Frozen Food is Coming Back Thanks to Millennials
After slumping for years, the freezer case has become a bright spot in the supermarket aisles. Brands like Banquet frozen dinners, Eggo waffles, and Stouffer’s entrees are rising in popularity despite appearing out of step with food trends such as quinoa, kale, and farm-to-table.
Even millennials, a generation known for its foodie tastes, are embracing frozen vegetables and meals, which are convenient and less expensive than takeout. Americans in general are buying more frozen food, with volume growing in 2018 for the first time in five years, according to David Palmer, an analyst at RBC Capital Markets. Nielsen estimates annual US sales of frozen food at $53 billion.
The recent uptick in popularity stems in part from a record-high level of single Americans as millennials wait to form families. Frozen meals are an easy way to control portions, and there’s typically very little waste.

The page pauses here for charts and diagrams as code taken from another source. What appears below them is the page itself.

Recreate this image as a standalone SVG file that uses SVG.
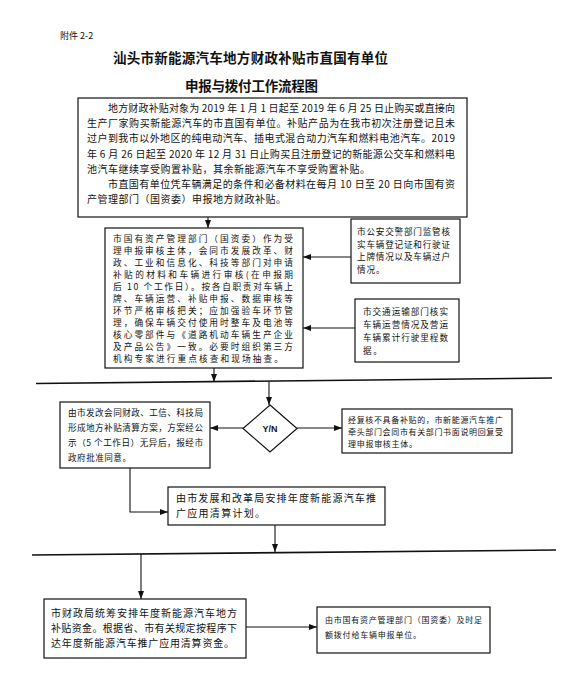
<svg xmlns="http://www.w3.org/2000/svg" width="570" height="690" viewBox="0 0 570 690">
<style>
text{font-family:"Noto Sans CJK SC","Noto Sans",sans-serif;fill:#111}
.box{fill:#fff;stroke:#111;stroke-width:1.2}
.ln{fill:none;stroke:#111;stroke-width:1.1}
.sep{fill:none;stroke:#111;stroke-width:1.6}
.t10{font-size:10px}
.t95{font-size:8.7px}
.t9{font-size:8.6px}
.t8{font-size:8px}
.ttl{font-size:13.5px;font-weight:bold}
</style>
<defs>
<marker id="ah" viewBox="0 0 8 6" refX="8" refY="3" markerWidth="8" markerHeight="6" markerUnits="userSpaceOnUse" orient="auto">
<path d="M0,0 L8,3 L0,6 Z" fill="#111"/>
</marker>
</defs>
<rect width="570" height="690" fill="#fff"/>
<text x="60" y="39" style="font-size:9px">附件 2-2</text>
<text class="ttl" x="113" y="63" textLength="275">汕头市新能源汽车地方财政补贴市直国有单位</text>
<text class="ttl" x="185" y="91" textLength="133">申报与拨付工作流程图</text>

<g id="connectors">
<line class="ln" x1="208" y1="217" x2="208" y2="228" marker-end="url(#ah)"/>
<line class="ln" x1="351" y1="257" x2="303" y2="257" marker-end="url(#ah)"/>
<line class="ln" x1="355" y1="328" x2="303" y2="328" marker-end="url(#ah)"/>
<line class="ln" x1="214" y1="368" x2="214" y2="382" marker-end="url(#ah)"/>
<line class="sep" x1="36" y1="383.5" x2="552" y2="378"/>
<line class="ln" x1="269" y1="381" x2="269" y2="405" marker-end="url(#ah)"/>
<line class="ln" x1="243" y1="428" x2="210" y2="428" marker-end="url(#ah)"/>
<line class="ln" x1="297" y1="428" x2="342" y2="428" marker-end="url(#ah)"/>
<polyline class="ln" points="130,468 130,512 168,512" marker-end="url(#ah)"/>
<line class="ln" x1="275" y1="525" x2="275" y2="552" marker-end="url(#ah)"/>
<line class="sep" x1="32" y1="555" x2="556" y2="550"/>
<line class="ln" x1="141" y1="554" x2="141" y2="599" marker-end="url(#ah)"/>
<line class="ln" x1="246" y1="627" x2="317" y2="627" marker-end="url(#ah)"/>
</g>

<g id="n1">
<rect class="box" x="78" y="98" width="389" height="119"/>
<text class="t10" x="108" y="112" textLength="347">地方财政补贴对象为 2019 年 1 月 1 日起至 2019 年 6 月 25 日止购买或直接向</text>
<text class="t10" x="87" y="127" textLength="368">生产厂家购买新能源汽车的市直国有单位。补贴产品为在我市初次注册登记且未</text>
<text class="t10" x="87" y="142" textLength="368">过户到我市以外地区的纯电动汽车、插电式混合动力汽车和燃料电池汽车。2019</text>
<text class="t10" x="87" y="158" textLength="368">年 6 月 26 日起至 2020 年 12 月 31 日止购买且注册登记的新能源公交车和燃料电</text>
<text class="t10" x="87" y="173" textLength="283">池汽车继续享受购置补贴，其余新能源汽车不享受购置补贴。</text>
<text class="t10" x="108" y="188" textLength="347">市直国有单位凭车辆满足的条件和必备材料在每月 10 日至 20 日向市国有资</text>
<text class="t10" x="87" y="203" textLength="199">产管理部门（国资委）申报地方财政补贴。</text>
</g>

<g id="n2">
<rect class="box" x="105" y="228" width="198" height="140"/>
<text class="t95" x="113" y="242" textLength="180">市国有资产管理部门（国资委）作为受</text>
<text class="t95" x="113" y="254" textLength="180">理申报审核主体，会同市发展改革、财</text>
<text class="t95" x="113" y="266" textLength="180">政、工业和信息化、科技等部门对申请</text>
<text class="t95" x="113" y="278" textLength="180">补贴的材料和车辆进行审核(在申报期</text>
<text class="t95" x="113" y="290" textLength="180">后 10 个工作日）。按各自职责对车辆上</text>
<text class="t95" x="113" y="302" textLength="180">牌、车辆运营、补贴申报、数据审核等</text>
<text class="t95" x="113" y="314" textLength="180">环节严格审核把关；应加强验车环节管</text>
<text class="t95" x="113" y="326" textLength="180">理，确保车辆交付使用时整车及电池等</text>
<text class="t95" x="113" y="338" textLength="180">核心零部件与《道路机动车辆生产企业</text>
<text class="t95" x="113" y="350" textLength="180">及产品公告》一致。必要时组织第三方</text>
<text class="t95" x="113" y="362" textLength="170">机构专家进行重点核查和现场抽查。</text>
</g>

<g id="n3">
<rect class="box" x="351" y="219" width="109" height="64"/>
<text class="t9" x="357" y="235" textLength="93">市公安交警部门监管核</text>
<text class="t9" x="357" y="247.5" textLength="93">实车辆登记证和行驶证</text>
<text class="t9" x="357" y="260" textLength="93">上牌情况以及车辆过户</text>
<text class="t9" x="357" y="273" textLength="27.5">情况。</text>
</g>

<g id="n4">
<rect class="box" x="355" y="299" width="104" height="63"/>
<text class="t9" x="363" y="315" textLength="85">市交通运输部门核实</text>
<text class="t9" x="363" y="327.5" textLength="85">车辆运营情况及营运</text>
<text class="t9" x="363" y="340.5" textLength="85">车辆累计行驶里程数</text>
<text class="t9" x="363" y="353.5" textLength="18.8">据。</text>
</g>

<g id="n5">
<rect class="box" x="60" y="402" width="150" height="66"/>
<text class="t9" x="68" y="416" textLength="135">由市发改会同财政、工信、科技局</text>
<text class="t9" x="68" y="431" textLength="135">形成地方补贴清算方案，方案经公</text>
<text class="t9" x="68" y="446" textLength="135">示（5 个工作日）无异后，报经市</text>
<text class="t9" x="68" y="461" textLength="63">政府批准同意。</text>
</g>

<g id="n6">
<polygon class="box" points="270,405 297,428.5 270,452 243,428.5"/>
<text x="270" y="432" text-anchor="middle" style="font-family:'Liberation Sans',Arial,sans-serif;font-size:9px;font-weight:bold">Y/N</text>
</g>

<g id="n7">
<rect class="box" x="342" y="409" width="170" height="44"/>
<text class="t8" x="348" y="422.5" textLength="155">经复核不具备补贴的，市新能源汽车推广</text>
<text class="t8" x="348" y="434.5" textLength="155">牵头部门会同市有关部门书面说明回复受</text>
<text class="t8" x="348" y="446.5" textLength="69">理申报审核主体。</text>
</g>

<g id="n8">
<rect class="box" x="168" y="487" width="217" height="38"/>
<text class="t10" x="176" y="502" textLength="200">由市发展和改革局安排年度新能源汽车推</text>
<text class="t10" x="176" y="517" textLength="89">广应用清算计划。</text>
</g>

<g id="n9">
<rect class="box" x="44" y="599" width="202" height="59"/>
<text class="t10" x="51" y="617" textLength="186">市财政局统筹安排年度新能源汽车地方</text>
<text class="t10" x="51" y="632" textLength="186">补贴资金。根据省、市有关规定按程序下</text>
<text class="t10" x="51" y="647" textLength="183">达年度新能源汽车推广应用清算资金。</text>
</g>

<g id="n10">
<rect class="box" x="317" y="607" width="173" height="46"/>
<text class="t8" x="325" y="623" textLength="157">由市国有资产管理部门（国资委）及时足</text>
<text class="t8" x="325" y="638" textLength="96">额拨付给车辆申报单位。</text>
</g>
</svg>
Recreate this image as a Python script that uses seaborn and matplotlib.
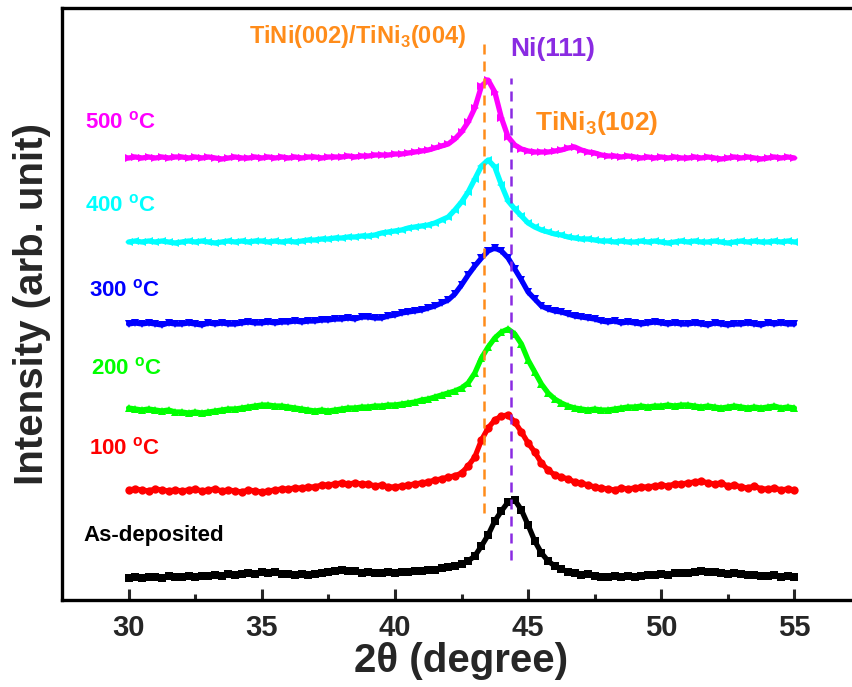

Nestle SA, the largest food and beverage company in the world, is the top seller of frozen food in the US with brands including Stouffer’s, Lean Cuisine and DiGiorno Pizza.
Sales of frozen vegetables have been particularly strong, jumping 4.5 percent in the last year to $3.03 billion, according to Nielsen. For Pinnacle, sales in the overall frozen segment, driven by Birds Eye, were up 7.5 percent in the most recent quarter, while B&G Foods Inc. is getting a boost from its Green Giant unit. The company bought the brand from General Mills Inc. for $765 million in 2015. Green Giant was up 13 percent in the recent quarter.
That kind of growth is difficult to find elsewhere in the packaged-food industry. The 10 largest US companies have seen almost $20 billion in revenue evaporate over the last three years.
With frozen food an unlikely source of growth, there could be mergers-and-acquisitions activity, according to Pinnacle CEO Mark Clouse.